Observations of Surface Heat Fluxes During the Spring Melt on the North Slope of Alaska

During the spring and summer of 2000, Pacific Northwest National Laboratory (PNNL) operated an acoustic anemometer near Barrow, Alaska and a dual wavelength scintillometer near Atqasuk, 100 km to the south. These systems were intended to measure surface heat fluxes as part of a continuing study by PNNL to explore the feedbacks between surface fluxes and low-level arctic stratus. Both systems were designed to operate unattended for many weeks and to report data via internet or telephone connections.

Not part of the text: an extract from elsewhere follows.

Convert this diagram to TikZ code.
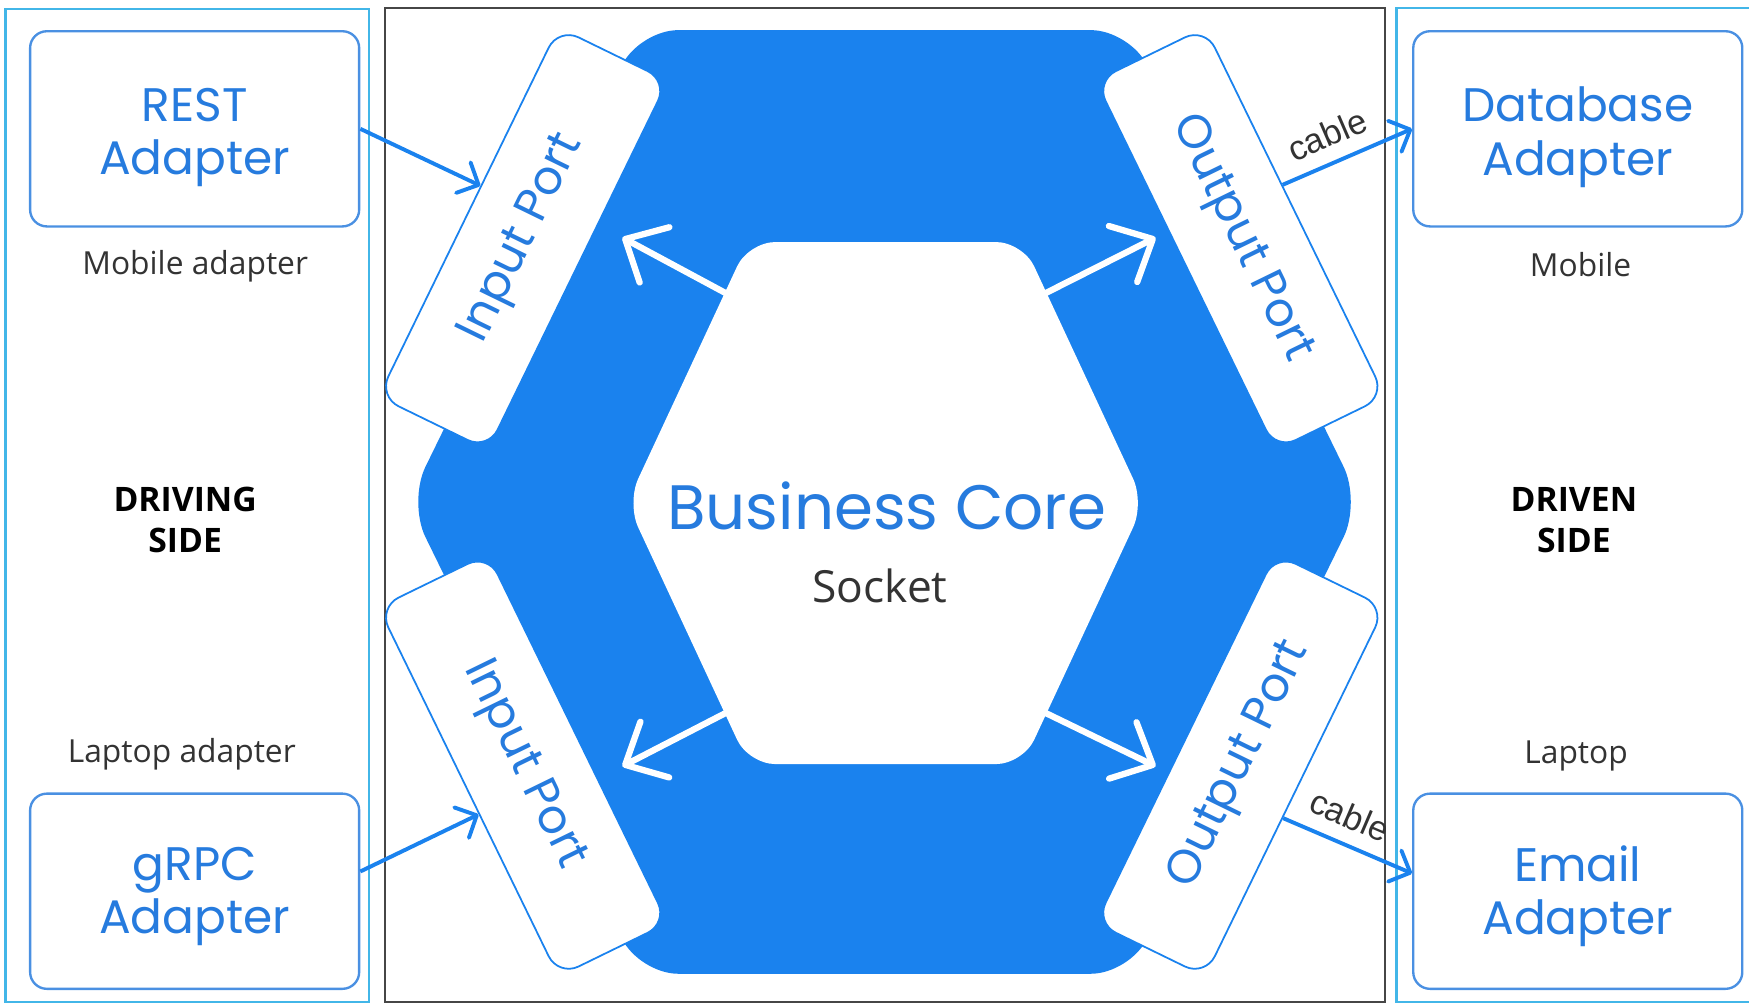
\documentclass[tikz,border=0pt]{standalone}
\usepackage{fontspec}
\setmainfont{Open Sans}
\newfontfamily\geo{Poppins}
\newfontfamily\plain{Liberation Sans}
\usetikzlibrary{arrows.meta,calc}

\definecolor{hexblue}{RGB}{26,130,238}
\definecolor{txtblue}{RGB}{38,123,222}
\definecolor{panelcyan}{RGB}{66,182,232}
\definecolor{boxblue}{RGB}{74,144,226}
\definecolor{txtgray}{RGB}{51,51,51}
\definecolor{framegray}{RGB}{70,70,70}

\begin{document}
\begin{tikzpicture}[x=0.1mm,y=-0.1mm,
  panelbox/.style={draw=panelcyan,line width=0.55pt},
  adapterbox/.style={draw=boxblue,line width=0.6pt,rounded corners=1.5mm,
    minimum width=29.5mm,minimum height=17.5mm,inner sep=0pt},
  adaptertext/.style={text=txtblue,font=\geo\fontsize{12}{13.6}\selectfont,align=center},
  portbox/.style={draw=hexblue,line width=0.45pt,fill=white,rounded corners=2mm,
    minimum width=36.8mm,minimum height=10.9mm,inner sep=0pt,
    text=txtblue,font=\geo\fontsize{12}{14}\selectfont},
  caption/.style={text=txtgray,font=\fontsize{8.1}{10}\selectfont},
  sidelabel/.style={text=black,font=\bfseries\fontsize{8.6}{10.5}\selectfont,align=center},
  wire/.style={draw=hexblue,line width=1pt,-{Straight Barb[length=4.3pt,width=8.6pt,round]}},
  spoke/.style={draw=white,line width=1.6pt,line cap=round,-{Straight Barb[length=8.5pt,width=16pt,round]}},
  cablelabel/.style={sloped,above=3.5pt,pos=0.43,inner sep=0pt,text=txtgray,
    font=\plain\fontsize{8.8}{10}\selectfont}
]
\useasboundingbox (0,0) rectangle (1568,900);

% side panels and the application frame
\draw[panelbox] (5,8) rectangle (331,898.5);
\draw[draw=framegray,line width=0.5pt] (345,7) rectangle (1242,898.5);
\draw[panelbox] (1252,7) rectangle (1580,898.5);

% outer hexagon (ports ring) and inner hexagon (core)
\fill[hexblue,rounded corners=3.5mm]
  (793,27) -- (1013,27) -- (1220,450) -- (1013,873) -- (573,873) -- (366,450) -- (573,27) -- cycle;
\fill[white,rounded corners=2.4mm]
  (794,217) -- (917,217) -- (1026,451) -- (917,685) -- (671,685) -- (562,451) -- (671,217) -- cycle;

% core labels
\node[text=txtblue,font=\geo\fontsize{16}{18}\selectfont] (core) at (795,454) {Business Core};
\node[text=txtgray,font=\fontsize{11.3}{13}\selectfont] (socket) at (789,525) {Socket};

% arrows from the core towards the ports
\coordinate (sTL) at (651,263);  \coordinate (eTL) at (558,213);
\coordinate (sTR) at (937,263);  \coordinate (eTR) at (1036,213);
\coordinate (sBL) at (651,639);  \coordinate (eBL) at (558,687);
\coordinate (sBR) at (937,639);  \coordinate (eBR) at (1036,687);
\draw[spoke] (sTL) -- (eTL);
\draw[spoke] (sTR) -- (eTR);
\draw[spoke] (sBL) -- (eBL);
\draw[spoke] (sBR) -- (eBR);

% ports
\node[portbox,rotate=64]  (pTL) at (469,214) {Input Port};
\node[portbox,rotate=-64] (pTR) at (1112,214) {Output Port};
\node[portbox,rotate=-64] (pBL) at (469,686) {Input Port};
\node[portbox,rotate=64]  (pBR) at (1112,686) {Output Port};

% adapters
\node[adapterbox] (rest)  at (174.5,115.5) {};
\node[adapterbox] (grpc)  at (174.5,799) {};
\node[adapterbox] (db)    at (1414.5,115.5) {};
\node[adapterbox] (email) at (1414.5,799) {};
\node[adaptertext] (restlbl)  at ([yshift=-0.75mm]rest.center)  {REST\\Adapter};
\node[adaptertext] (grpclbl)  at ([yshift=-0.45mm]grpc.center)  {gRPC\\Adapter};
\node[adaptertext] (dblbl)    at ([yshift=-0.75mm]db.center)    {Database\\Adapter};
\node[adaptertext] (emaillbl) at ([yshift=-0.45mm]email.center) {Email\\Adapter};

% captions
\node[caption] (mobad) at (175,239) {Mobile adapter};
\node[caption] (lapad) at (163,676) {Laptop adapter};
\node[caption] (mob)   at (1417,237) {Mobile};
\node[caption] (lap)   at (1413,678) {Laptop};
\node[sidelabel] (driving) at (166,466) {DRIVING\\SIDE};
\node[sidelabel] (driven)  at (1411,466) {DRIVEN\\SIDE};

% connections between adapters and ports
\coordinate (inTL) at ($(pTL.north)!0.14!(pTL.north east)$);
\coordinate (grpcOut) at ($(grpc.north east)!0.40!(grpc.south east)$);
\coordinate (inBL) at ($(pBL.south)!0.12!(pBL.south east)$);
\coordinate (outTR) at ($(pTR.north)!0.145!(pTR.north west)$);
\coordinate (outBR) at ($(pBR.south)!0.14!(pBR.south west)$);
\coordinate (emailIn) at ($(email.north west)!0.41!(email.south west)$);

\draw[wire] (rest.east) -- (inTL);
\draw[wire] (grpcOut) -- (inBL);
\draw[wire] (outTR) -- node[cablelabel] {cable} (db.west);
\draw[wire] (outBR) -- node[cablelabel] {cable} (emailIn);
\end{tikzpicture}
\end{document}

The acoustic anemometer was installed on a small, low island approximately 15 km northeast of Barrow across Elson Lagoon. As a result, the anemometer had an unobstructed ice or water fetch from most directions. The anemometer was mounted on a 10 m tower that was attached to a grounded barge. It was powered by a solar panel and battery array and transmitted its data directly to a logging computer via radio modem. The scintillometer was installed with a 200 m path over tundra that was characterized by scattered melt pools (after the spring melt) several meters across. The receiver and transmitter were mounted on pilings sunk into the permafrost, and the beam height was approximately 2.5 m.

The spring melt in Atqasuk preceded the melt in Barrow by about two weeks. Prior to the melt, both Barrow and Atqasuk experienced nearly identical diurnal variations in heat flux that reached typical maximum values of about 30 watts per square meter. Following the melt, the diurnal cycle of heat flux nearly disappeared from the Barrow site. The subsequent flux values remained near zero except for negative excursions when warm air from the land was advected over the cold lagoon. At Atqasuk, the melt was marked by an increasingly large amplitude of the diurnal heat flux cycle, with daily maximum fluxes reaching 200 watts per square meter. At the same time, both the mean temperature and its diurnal variation increased at Atqasuk, with Atqasuk becoming nearly 10 deg. C warmer than the Barrow site. We expect that these differences in boundary layer temperature and heat flux will both reflect and generate differences in cloud properties at the two sites. A parallel component of this project is using radiometric measurements to establish cloud properties. We will also compare these observations with the surface characterization of the ECMWF model to evaluate how well the model accounts for surface conditions and the implications of discrepancies on simulated cloud cover over the North Slope.